(begin)
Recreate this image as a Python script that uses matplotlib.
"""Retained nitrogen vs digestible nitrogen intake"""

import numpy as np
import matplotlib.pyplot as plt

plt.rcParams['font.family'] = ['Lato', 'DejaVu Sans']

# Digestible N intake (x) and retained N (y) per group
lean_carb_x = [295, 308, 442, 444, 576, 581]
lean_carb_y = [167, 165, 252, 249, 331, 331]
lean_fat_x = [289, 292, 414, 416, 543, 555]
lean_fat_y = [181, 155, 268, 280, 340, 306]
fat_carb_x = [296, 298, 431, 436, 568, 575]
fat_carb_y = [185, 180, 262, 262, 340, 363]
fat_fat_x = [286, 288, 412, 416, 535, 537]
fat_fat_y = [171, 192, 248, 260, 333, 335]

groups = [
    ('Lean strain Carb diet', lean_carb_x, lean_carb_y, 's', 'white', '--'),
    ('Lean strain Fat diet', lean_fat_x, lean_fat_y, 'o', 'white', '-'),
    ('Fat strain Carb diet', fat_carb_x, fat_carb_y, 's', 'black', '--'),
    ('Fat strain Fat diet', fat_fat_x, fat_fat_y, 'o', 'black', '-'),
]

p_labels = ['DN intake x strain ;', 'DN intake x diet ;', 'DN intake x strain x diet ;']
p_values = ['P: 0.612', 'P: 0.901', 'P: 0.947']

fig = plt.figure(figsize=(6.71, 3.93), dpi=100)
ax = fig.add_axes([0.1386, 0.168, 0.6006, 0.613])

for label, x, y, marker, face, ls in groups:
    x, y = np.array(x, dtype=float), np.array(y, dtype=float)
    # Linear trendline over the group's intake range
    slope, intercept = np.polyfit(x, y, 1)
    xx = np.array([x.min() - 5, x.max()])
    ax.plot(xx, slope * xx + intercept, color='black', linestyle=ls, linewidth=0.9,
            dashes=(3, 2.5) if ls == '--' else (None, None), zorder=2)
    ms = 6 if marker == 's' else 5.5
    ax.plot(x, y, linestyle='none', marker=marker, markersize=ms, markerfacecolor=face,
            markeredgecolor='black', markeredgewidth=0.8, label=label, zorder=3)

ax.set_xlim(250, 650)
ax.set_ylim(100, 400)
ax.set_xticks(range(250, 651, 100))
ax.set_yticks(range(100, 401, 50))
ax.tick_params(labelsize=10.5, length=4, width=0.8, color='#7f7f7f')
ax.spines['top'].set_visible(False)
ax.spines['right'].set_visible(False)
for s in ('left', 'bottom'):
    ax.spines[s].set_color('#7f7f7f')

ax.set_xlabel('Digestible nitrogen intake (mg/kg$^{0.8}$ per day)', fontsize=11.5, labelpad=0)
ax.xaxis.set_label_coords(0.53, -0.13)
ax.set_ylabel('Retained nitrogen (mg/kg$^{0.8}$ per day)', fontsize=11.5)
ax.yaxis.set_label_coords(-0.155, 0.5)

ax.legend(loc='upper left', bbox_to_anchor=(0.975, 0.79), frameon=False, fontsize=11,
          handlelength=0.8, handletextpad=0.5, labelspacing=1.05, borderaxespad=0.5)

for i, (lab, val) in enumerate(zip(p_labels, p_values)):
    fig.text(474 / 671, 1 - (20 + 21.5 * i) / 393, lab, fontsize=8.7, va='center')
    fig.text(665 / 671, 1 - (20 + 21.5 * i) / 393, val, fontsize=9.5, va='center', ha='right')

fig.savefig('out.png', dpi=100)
(end)
# The request
Output the complete data exactly as written.

# Reply
Recreate this image as a Python script that uses matplotlib.
"""Retained nitrogen vs digestible nitrogen intake"""

import numpy as np
import matplotlib.pyplot as plt

plt.rcParams['font.family'] = ['Lato', 'DejaVu Sans']

# Digestible N intake (x) and retained N (y) per group
lean_carb_x = [295, 308, 442, 444, 576, 581]
lean_carb_y = [167, 165, 252, 249, 331, 331]
lean_fat_x = [289, 292, 414, 416, 543, 555]
lean_fat_y = [181, 155, 268, 280, 340, 306]
fat_carb_x = [296, 298, 431, 436, 568, 575]
fat_carb_y = [185, 180, 262, 262, 340, 363]
fat_fat_x = [286, 288, 412, 416, 535, 537]
fat_fat_y = [171, 192, 248, 260, 333, 335]

groups = [
    ('Lean strain Carb diet', lean_carb_x, lean_carb_y, 's', 'white', '--'),
    ('Lean strain Fat diet', lean_fat_x, lean_fat_y, 'o', 'white', '-'),
    ('Fat strain Carb diet', fat_carb_x, fat_carb_y, 's', 'black', '--'),
    ('Fat strain Fat diet', fat_fat_x, fat_fat_y, 'o', 'black', '-'),
]

p_labels = ['DN intake x strain ;', 'DN intake x diet ;', 'DN intake x strain x diet ;']
p_values = ['P: 0.612', 'P: 0.901', 'P: 0.947']

fig = plt.figure(figsize=(6.71, 3.93), dpi=100)
ax = fig.add_axes([0.1386, 0.168, 0.6006, 0.613])

for label, x, y, marker, face, ls in groups:
    x, y = np.array(x, dtype=float), np.array(y, dtype=float)
    # Linear trendline over the group's intake range
    slope, intercept = np.polyfit(x, y, 1)
    xx = np.array([x.min() - 5, x.max()])
    ax.plot(xx, slope * xx + intercept, color='black', linestyle=ls, linewidth=0.9,
            dashes=(3, 2.5) if ls == '--' else (None, None), zorder=2)
    ms = 6 if marker == 's' else 5.5
    ax.plot(x, y, linestyle='none', marker=marker, markersize=ms, markerfacecolor=face,
            markeredgecolor='black', markeredgewidth=0.8, label=label, zorder=3)

ax.set_xlim(250, 650)
ax.set_ylim(100, 400)
ax.set_xticks(range(250, 651, 100))
ax.set_yticks(range(100, 401, 50))
ax.tick_params(labelsize=10.5, length=4, width=0.8, color='#7f7f7f')
ax.spines['top'].set_visible(False)
ax.spines['right'].set_visible(False)
for s in ('left', 'bottom'):
    ax.spines[s].set_color('#7f7f7f')

ax.set_xlabel('Digestible nitrogen intake (mg/kg$^{0.8}$ per day)', fontsize=11.5, labelpad=0)
ax.xaxis.set_label_coords(0.53, -0.13)
ax.set_ylabel('Retained nitrogen (mg/kg$^{0.8}$ per day)', fontsize=11.5)
ax.yaxis.set_label_coords(-0.155, 0.5)

ax.legend(loc='upper left', bbox_to_anchor=(0.975, 0.79), frameon=False, fontsize=11,
          handlelength=0.8, handletextpad=0.5, labelspacing=1.05, borderaxespad=0.5)

for i, (lab, val) in enumerate(zip(p_labels, p_values)):
    fig.text(474 / 671, 1 - (20 + 21.5 * i) / 393, lab, fontsize=8.7, va='center')
    fig.text(665 / 671, 1 - (20 + 21.5 * i) / 393, val, fontsize=9.5, va='center', ha='right')

fig.savefig('out.png', dpi=100)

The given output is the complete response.